We can't just use an ArrayBuffer directly as it could be mutated, and if a decoder is currently reading from it that could result in TOCTTOU issues.

One option under consideration is to transfer the provided ArrayBuffer when constructing the encoded chunk. This would mitigate TOCTTOU issues by detaching the users reference to the data.

@chcunningham previously we discussed removing data and providing copyInto() instead, thus making encoded chunks immutable.

I think this is probably the best we can do without read-only ArrayBuffers (https://github.com/WICG/reducing-memory-copies/issues/1). It does impose a new copy for users of the encoder interface (e.g. presently they could just pass our data directly to WebTransport).

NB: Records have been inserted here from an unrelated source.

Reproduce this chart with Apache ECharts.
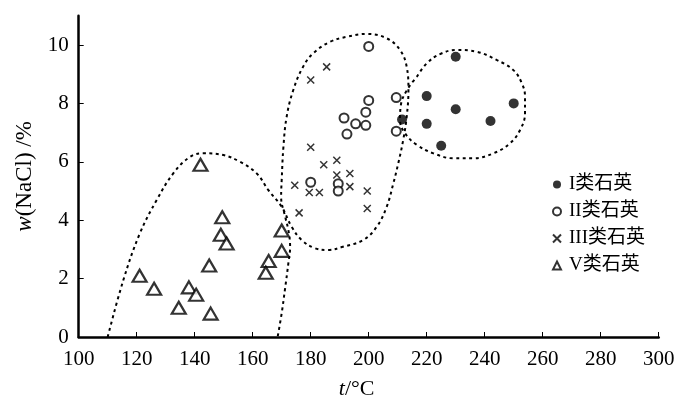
<!DOCTYPE html>
<html>
<head>
<meta charset="utf-8">
<script src="https://cdn.jsdelivr.net/npm/echarts@6/dist/echarts.min.js"></script>
<style>html,body{margin:0;padding:0;background:#fff}#c{width:700px;height:417px}</style>
</head>
<body>
<div id="c"></div>
<script>
// ---- data ----
const seriesNames = ['I类石英', 'II类石英', 'III类石英', 'V类石英'];
const typeI = [[230,9.6],[220,8.25],[230,7.8],[220,7.3],[250,8.0],[242,7.4],[225,6.55],[211.5,7.45]];
const typeII = [[200,9.95],[200,8.1],[199,7.7],[191.5,7.5],[195.5,7.3],[199,7.25],[192.5,6.95],[209.5,8.2],[209.5,7.05],[180,5.3],[189.5,5.25],[189.5,5.0]];
const typeIII = [[185.5,9.25],[180,8.8],[180,6.5],[189,6.05],[184.5,5.9],[193.5,5.6],[189,5.55],[174.5,5.2],[193.5,5.15],[179.5,4.95],[183,4.95],[199.5,5.0],[176,4.25],[199.5,4.4]];
const typeV = [[142,5.9],[149.5,4.1],[149,3.5],[151,3.2],[145,2.45],[121,2.1],[126,1.65],[138,1.7],[140.5,1.45],[134.5,1.0],[145.5,0.8],[170,3.65],[170,2.95],[165.5,2.6],[164.5,2.2]];
// dashed boundary: arch over V group, bottom/right/top of II-III group, down its left side to the axis
const boundaryA = [[110,0],[115.4,1.95],[121.1,3.55],[126.9,4.69],[132.6,5.6],[138.4,6.17],[143,6.29],[149.9,6.23],[155.6,6.0],[161.4,5.6],[165.4,5.03],[170,4.46],[173.4,3.78],[176.9,3.32],[181.5,3.04],[186,2.98],[191.1,3.09],[198.1,3.32],[202.8,3.78],[206.2,4.46],[208.5,5.26],[210.2,5.95],[211.9,6.75],[213.1,7.54],[213.7,8.46],[213.1,9.26],[210.8,9.83],[206.2,10.23],[199.3,10.38],[192.4,10.28],[186.7,10.11],[180.9,9.72],[177.4,9.26],[174,8.46],[171.7,7.54],[170.6,6.52],[170,5.38],[169.8,4.8],[171.2,4.12],[172.3,3.66],[172.9,3.09],[172.3,2.53],[171.1,1.61],[170,0.82],[168.6,0]];
// dashed boundary around I group
const boundaryB = [[216.6,8.91],[220,9.37],[224.6,9.69],[230.3,9.83],[237.2,9.77],[244.1,9.49],[249.9,9.14],[252.8,8.69],[253.9,8.23],[253.9,7.66],[252.2,7.09],[248.7,6.63],[243,6.29],[236.1,6.12],[229.2,6.12],[222.3,6.29],[216.6,6.58],[212.5,6.98],[210.8,7.43],[211.1,7.95],[213.2,8.46],[216.6,8.91]];
const xTicks = [100,120,140,160,180,200,220,240,260,280,300];
const yTicks = [0,2,4,6,8,10];

// ---- chart ----
const chart = echarts.init(document.getElementById('c'), null, {renderer:'canvas'});
const serif = "'Liberation Serif', 'Times New Roman', serif";
const legendFont = "'Liberation Serif', 'Noto Sans CJK SC', serif";
const dashLine = (data) => ({
  type:'line', data: data, smooth:0.4, symbol:'none', silent:true, z:1,
  lineStyle:{color:'#000', width:2, type:[3,3.5]}, legendHoverLink:false
});
chart.setOption({
  animation:false,
  backgroundColor:'#fff',
  grid:{left:78.7, right:41.3, top:15.8, bottom:80},
  legend:{
    orient:'vertical', left:547, top:170, itemGap:8, itemWidth:8, itemHeight:8,
    data:seriesNames,
    textStyle:{fontFamily:legendFont, fontSize:19, color:'#000', padding:[0,0,0,3]}
  },
  xAxis:{
    type:'value', min:xTicks[0], max:xTicks[xTicks.length-1], interval:20,
    splitLine:{show:false},
    axisLine:{lineStyle:{color:'#000', width:2.5}},
    axisTick:{inside:true, length:5, lineStyle:{color:'#000', width:1}},
    axisLabel:{fontFamily:serif, fontSize:21, color:'#000', margin:12},
    name:'{i|t}/°C', nameLocation:'middle', nameGap:41,
    nameTextStyle:{fontFamily:serif, fontSize:22, color:'#000', padding:[0,24,0,0],
      rich:{i:{fontStyle:'italic', fontFamily:serif, fontSize:22}}}
  },
  yAxis:{
    type:'value', min:0, max:11, interval:2,
    splitLine:{show:false},
    axisLine:{lineStyle:{color:'#000', width:2.5}},
    axisTick:{inside:true, length:5, lineStyle:{color:'#000', width:1}, customValues:yTicks},
    axisLabel:{fontFamily:serif, fontSize:21, color:'#000', margin:10, customValues:yTicks},
    name:'{i|w}(NaCl) /%', nameLocation:'middle', nameGap:32,
    nameTextStyle:{fontFamily:serif, fontSize:23, color:'#000',
      rich:{i:{fontStyle:'italic', fontFamily:serif, fontSize:23}}}
  },
  series:[
    {name:seriesNames[0], type:'scatter', data:typeI, symbol:'circle', symbolSize:10, z:3,
      itemStyle:{color:'#000'}},
    {name:seriesNames[1], type:'scatter', data:typeII, symbol:'circle', symbolSize:9, z:3,
      itemStyle:{color:'#fff', borderColor:'#000', borderWidth:2}},
    {name:seriesNames[2], type:'scatter', data:typeIII, symbol:'path://M0,0L10,10M10,0L0,10', symbolSize:7, z:3,
      itemStyle:{color:'transparent', borderColor:'#000', borderWidth:1.5}},
    {name:seriesNames[3], type:'scatter', data:typeV, symbol:'triangle', symbolSize:[14,12], z:3,
      itemStyle:{color:'#fff', borderColor:'#000', borderWidth:2.2}},
    dashLine(boundaryA),
    dashLine(boundaryB)
  ]
});
</script>
</body>
</html>
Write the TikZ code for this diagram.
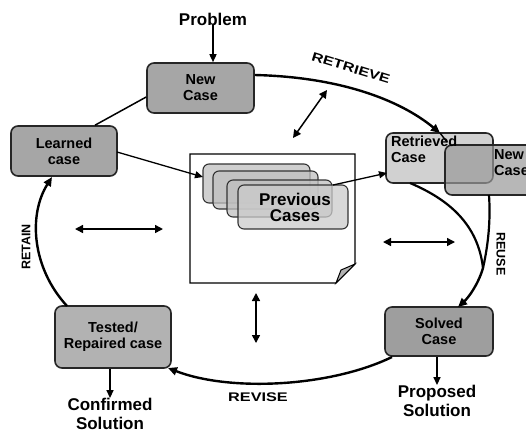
\documentclass[tikz,border=0pt]{standalone}
\usepackage{fontspec}
\setmainfont{Liberation Sans}
\usetikzlibrary{arrows.meta}
\begin{document}
\begin{tikzpicture}[x=1pt,y=-1pt,
  box/.style={draw=black!85, line width=1.6pt, rounded corners=7pt, fill=black!35, align=center, font=\bfseries\fontsize{14.5}{16}\selectfont, inner sep=0pt},
  card/.style={draw=black!80, line width=1.1pt, rounded corners=6pt, fill=black!25, fill opacity=0.75},
  cyc/.style={line width=2.4pt, -{Triangle[length=9pt,width=8pt]}},
  thin/.style={line width=1.3pt, -{Triangle[length=8pt,width=7pt]}},
  dbl/.style={line width=1.5pt, {Triangle[length=8pt,width=8pt]}-{Triangle[length=8pt,width=8pt]}},
  lab/.style={font=\bfseries\fontsize{12.5}{14}\selectfont},
  big/.style={font=\bfseries\fontsize{17}{19}\selectfont, align=center}
]
\clip (0,0) rectangle (526,437);
\fill[white] (0,0) rectangle (526,437);

% central document
\draw[line width=1.2pt, fill=white] (190,154) -- (355,154) -- (355,264) -- (336,283) -- (190,283) -- cycle;
\draw[line width=1pt, fill=black!30] (355,264) -- (336,283) -- (341,270) -- cycle;

% stacked cards
\draw[card] (203,164) rectangle (310,203);
\draw[card] (213,171) rectangle (318,209);
\draw[card] (227,180) rectangle (332,217);
\draw[card, fill=black!20] (238,185) rectangle (348,229);
\node[big, inner sep=0pt] (prev) at (295,207) {Previous\\[-3pt]Cases};
\coordinate (cardL) at (203,177);
\coordinate (cardR) at (333,185);

% boxes
\node[box, minimum width=107pt, minimum height=50pt] (newcase) at (200.5,88) {New\\Case};
\node[box, minimum width=106pt, minimum height=50pt] (learned) at (64,151) {Learned\\case};
\node[box, fill=black!18, minimum width=107pt, minimum height=50pt] (retrieved) at (439.5,158) {};
\node[box, fill=black!40, fill opacity=0.7, minimum width=100pt, minimum height=50pt] (newright) at (495,170) {};
\node[anchor=north west, align=left, inner sep=0pt, font=\bfseries\fontsize{14.5}{16}\selectfont] (rtext) at (391,136) {Retrieved\\Case};
\node[anchor=north west, align=left, inner sep=0pt, font=\bfseries\fontsize{14.5}{16}\selectfont] (ntext) at (494,149) {New\\Case};
\node[box, fill=black!38, minimum width=108pt, minimum height=49pt] (solved) at (439,331.5) {Solved\\Case};
\node[box, fill=black!30, minimum width=116pt, minimum height=62pt] (tested) at (113,337) {Tested/\\Repaired case};

% outside texts
\node[font=\bfseries\fontsize{17}{19}\selectfont, inner sep=0pt] (problem) at (213,19) {Problem};
\node[big, inner sep=0pt] (proposed) at (437,401) {Proposed\\Solution};
\node[big, inner sep=0pt] (confirmed) at (110,414) {Confirmed\\Solution};

% arrows to/from outside texts
\draw[thin, line width=1.5pt] (problem.south) -- (newcase.north -| problem.south);
\draw[thin, line width=1.5pt] (solved.south -| proposed.north) -- (proposed.north);
\draw[thin, line width=1.5pt] (tested.south -| confirmed.north) -- (confirmed.north);

% cycle
\coordinate (rtop) at (440,133);
\draw[cyc] (newcase.east |- 0,75) .. controls (340,77) and (400,100) .. (rtop);
\draw[line width=1.4pt] (rtop) -- (447,142);
\coordinate (reuse) at (483,268);
\draw[line width=2.2pt] (410,183) .. controls (450,200) and (478,225) .. (reuse);
\draw[line width=2.2pt] (489,195) .. controls (491,225) and (487,250) .. (reuse);
\draw[cyc] (reuse) .. controls (478,285) and (468,298) .. (458,307);
\draw[cyc] (392,357) .. controls (330,387) and (230,392) .. (168,368);
\draw[cyc] (67,306) .. controls (32,268) and (28,215) .. (52,177);
\draw[line width=1.5pt] (learned.north -| 95,0) -- (newcase.west |- 0,97);

% thin arrows through the case base
\draw[thin] (117,152) -- (cardL);
\draw[thin] (cardR) -- (387,173);

% double arrows
\draw[dbl] (293,138) -- (327,90);
\draw[dbl] (75,229) -- (163,229);
\draw[dbl] (383,242) -- (455,242);
\draw[dbl] (256,293) -- (256,343);

% labels
\node[lab, rotate=-17] (lretrieve) at (351,68) {\scalebox{1.3}[1]{RETRIEVE}};
\node[lab, rotate=-90] (lreuse) at (501,254) {REUSE};
\node[lab] (lrevise) at (258,397) {\scalebox{1.3}[1]{REVISE}};
\node[lab, rotate=90] (lretain) at (26,247) {RETAIN};
\end{tikzpicture}
\end{document}
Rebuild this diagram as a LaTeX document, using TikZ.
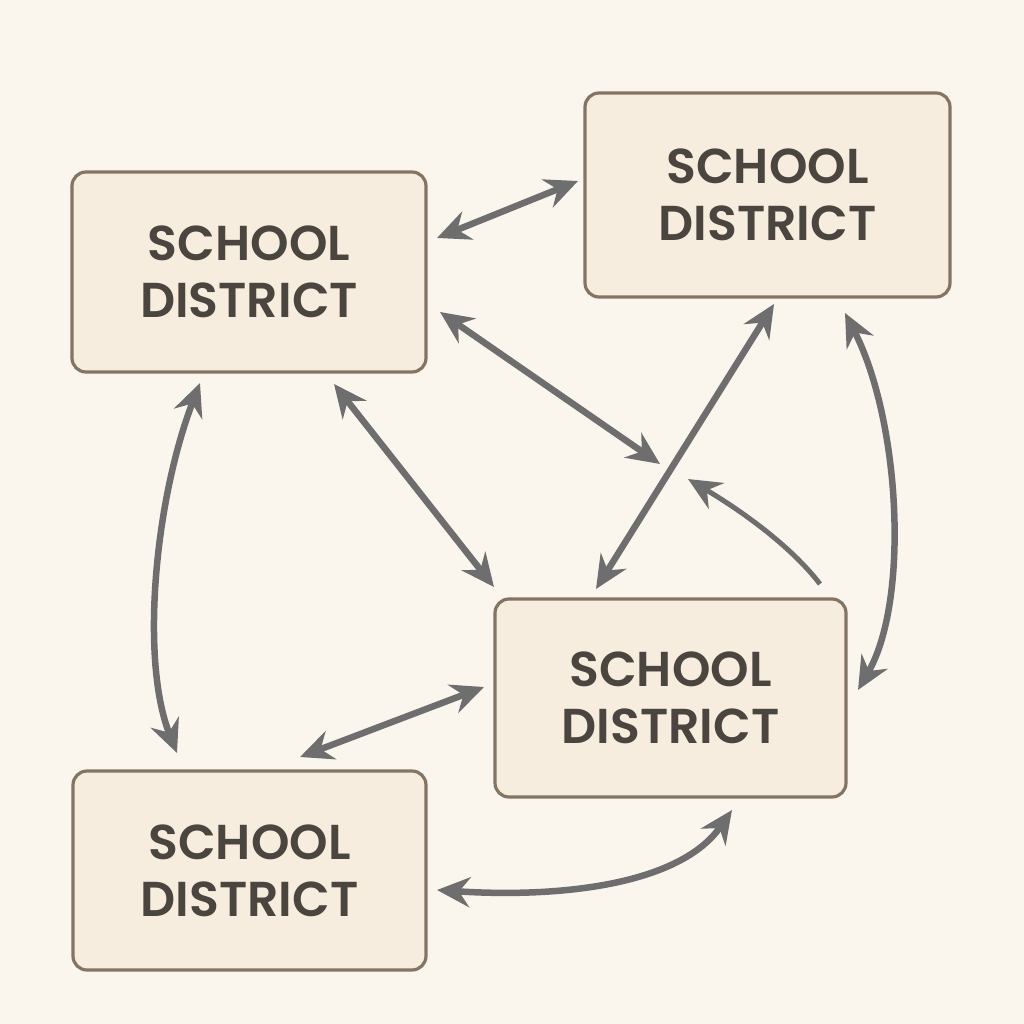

An alternative to immutable chunks is to have our decoders always copy the data before decoding it, but I don't really see an advantage in having mutable chunks.

I lean toward immutable. The alternative doesn't resolve the issue #80.

chcunningham commented 3 years ago

I'm closing this as I think its work is tracked in duplicate issues. The plan is:

Make Encoded*Chunks immutable. Tracked by #80. This avoids the confusion described in that issue and allows us to eliminate one of the copies described above as we feed the chunk into the decoder.
Allow callers to optionally transfer ownership of their ArrayBuffer's when constructing an Encoded*Chunk. Tracked by #104. This obviously eliminates the copy (assuming the site didn't need to make its own copy to continue to have access to the data).